--- start INFORMATION PROVIDED ---

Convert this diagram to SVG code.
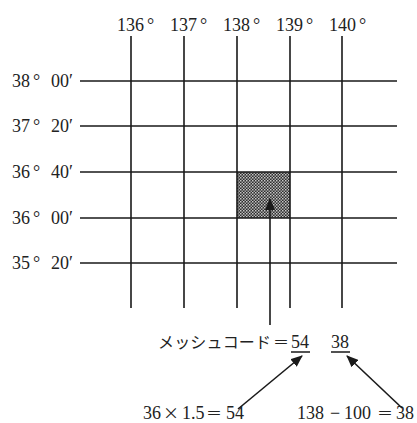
<svg xmlns="http://www.w3.org/2000/svg" width="417" height="423" viewBox="0 0 417 423">
<style>
.g{stroke:#1a1a1a;stroke-width:1.6;fill:none}
.t{font-family:"Liberation Serif","Noto Sans CJK JP",serif;font-size:18px;fill:#222}
.j{font-family:"Noto Sans CJK JP",sans-serif;font-size:16px;fill:#222}
.s{font-family:"Liberation Serif",serif}
.a{stroke:#1a1a1a;stroke-width:1.6;fill:none}
</style>
<defs>
<pattern id="chk" width="3" height="3" patternUnits="userSpaceOnUse">
<rect width="3" height="3" fill="#2e2e2e"/>
<rect x="0" y="0" width="1.5" height="1.5" fill="#c8c8c8"/>
<rect x="1.5" y="1.5" width="1.5" height="1.5" fill="#a8a8a8"/>
</pattern>
<marker id="ah" viewBox="0 0 12 10" refX="11" refY="5" markerWidth="12" markerHeight="10" markerUnits="userSpaceOnUse" orient="auto">
<path d="M0,0 L12,5 L0,10 Z" fill="#1a1a1a"/>
</marker>
</defs>
<g id="grid">
<g id="cell"><rect x="237" y="172" width="53" height="46" fill="url(#chk)"/></g>
<path class="g" d="M131,36V308M184,36V308M237,36V308M290,36V308M342,36V308"/>
<path class="g" d="M80,81H397M80,126H397M80,172H397M80,218H397M80,263H397"/>
</g>
<g id="lon-labels">
<text class="t" x="117" y="31">136<tspan dx="3">°</tspan></text>
<text class="t" x="170" y="31">137<tspan dx="3">°</tspan></text>
<text class="t" x="223" y="31">138<tspan dx="3">°</tspan></text>
<text class="t" x="276" y="31">139<tspan dx="3">°</tspan></text>
<text class="t" x="329" y="31">140<tspan dx="3">°</tspan></text>
</g>
<g id="lat-labels">
<text class="t" x="12" y="87">38<tspan dx="3">°</tspan><tspan x="51">00′</tspan></text>
<text class="t" x="12" y="132">37<tspan dx="3">°</tspan><tspan x="51">20′</tspan></text>
<text class="t" x="12" y="178">36<tspan dx="3">°</tspan><tspan x="51">40′</tspan></text>
<text class="t" x="12" y="224">36<tspan dx="3">°</tspan><tspan x="51">00′</tspan></text>
<text class="t" x="12" y="269">35<tspan dx="3">°</tspan><tspan x="51">20′</tspan></text>
</g>
<g id="code">
<text class="j" x="158" y="348" textLength="113">メッシュコード</text>
<text class="j" x="273" y="348">＝</text>
<text class="t" x="291" y="348">54</text>
<text class="t" x="331" y="348">38</text>
<path class="g" d="M291,352H310M331,352H350"/>
</g>
<g id="calc">
<text class="t" y="419"><tspan x="143">36</tspan><tspan x="163" class="j">×</tspan><tspan x="182">1.5</tspan><tspan x="206" class="j">＝</tspan><tspan x="226">54</tspan></text>
<text class="t" y="419"><tspan x="297">138</tspan><tspan x="330">−</tspan><tspan x="344">100</tspan><tspan x="377" class="j">＝</tspan><tspan x="396">38</tspan></text>
</g>
<g id="connectors">
<line class="a" x1="270" y1="325" x2="270" y2="199" marker-end="url(#ah)"/>
<line class="a" x1="238" y1="409" x2="302" y2="356" marker-end="url(#ah)"/>
<line class="a" x1="402" y1="408" x2="347" y2="356" marker-end="url(#ah)"/>
</g>
</svg>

--- end INFORMATION PROVIDED ---

* **TASK REQUIREMENTS**: Write out the listing above again, exactly, but with no pictures in the copy.

* **ANSWER TO THE EXERCISE**:
Convert this diagram to SVG code.
<svg xmlns="http://www.w3.org/2000/svg" width="417" height="423" viewBox="0 0 417 423">
<style>
.g{stroke:#1a1a1a;stroke-width:1.6;fill:none}
.t{font-family:"Liberation Serif","Noto Sans CJK JP",serif;font-size:18px;fill:#222}
.j{font-family:"Noto Sans CJK JP",sans-serif;font-size:16px;fill:#222}
.s{font-family:"Liberation Serif",serif}
.a{stroke:#1a1a1a;stroke-width:1.6;fill:none}
</style>
<defs>
<pattern id="chk" width="3" height="3" patternUnits="userSpaceOnUse">
<rect width="3" height="3" fill="#2e2e2e"/>
<rect x="0" y="0" width="1.5" height="1.5" fill="#c8c8c8"/>
<rect x="1.5" y="1.5" width="1.5" height="1.5" fill="#a8a8a8"/>
</pattern>
<marker id="ah" viewBox="0 0 12 10" refX="11" refY="5" markerWidth="12" markerHeight="10" markerUnits="userSpaceOnUse" orient="auto">
<path d="M0,0 L12,5 L0,10 Z" fill="#1a1a1a"/>
</marker>
</defs>
<g id="grid">
<g id="cell"><rect x="237" y="172" width="53" height="46" fill="url(#chk)"/></g>
<path class="g" d="M131,36V308M184,36V308M237,36V308M290,36V308M342,36V308"/>
<path class="g" d="M80,81H397M80,126H397M80,172H397M80,218H397M80,263H397"/>
</g>
<g id="lon-labels">
<text class="t" x="117" y="31">136<tspan dx="3">°</tspan></text>
<text class="t" x="170" y="31">137<tspan dx="3">°</tspan></text>
<text class="t" x="223" y="31">138<tspan dx="3">°</tspan></text>
<text class="t" x="276" y="31">139<tspan dx="3">°</tspan></text>
<text class="t" x="329" y="31">140<tspan dx="3">°</tspan></text>
</g>
<g id="lat-labels">
<text class="t" x="12" y="87">38<tspan dx="3">°</tspan><tspan x="51">00′</tspan></text>
<text class="t" x="12" y="132">37<tspan dx="3">°</tspan><tspan x="51">20′</tspan></text>
<text class="t" x="12" y="178">36<tspan dx="3">°</tspan><tspan x="51">40′</tspan></text>
<text class="t" x="12" y="224">36<tspan dx="3">°</tspan><tspan x="51">00′</tspan></text>
<text class="t" x="12" y="269">35<tspan dx="3">°</tspan><tspan x="51">20′</tspan></text>
</g>
<g id="code">
<text class="j" x="158" y="348" textLength="113">メッシュコード</text>
<text class="j" x="273" y="348">＝</text>
<text class="t" x="291" y="348">54</text>
<text class="t" x="331" y="348">38</text>
<path class="g" d="M291,352H310M331,352H350"/>
</g>
<g id="calc">
<text class="t" y="419"><tspan x="143">36</tspan><tspan x="163" class="j">×</tspan><tspan x="182">1.5</tspan><tspan x="206" class="j">＝</tspan><tspan x="226">54</tspan></text>
<text class="t" y="419"><tspan x="297">138</tspan><tspan x="330">−</tspan><tspan x="344">100</tspan><tspan x="377" class="j">＝</tspan><tspan x="396">38</tspan></text>
</g>
<g id="connectors">
<line class="a" x1="270" y1="325" x2="270" y2="199" marker-end="url(#ah)"/>
<line class="a" x1="238" y1="409" x2="302" y2="356" marker-end="url(#ah)"/>
<line class="a" x1="402" y1="408" x2="347" y2="356" marker-end="url(#ah)"/>
</g>
</svg>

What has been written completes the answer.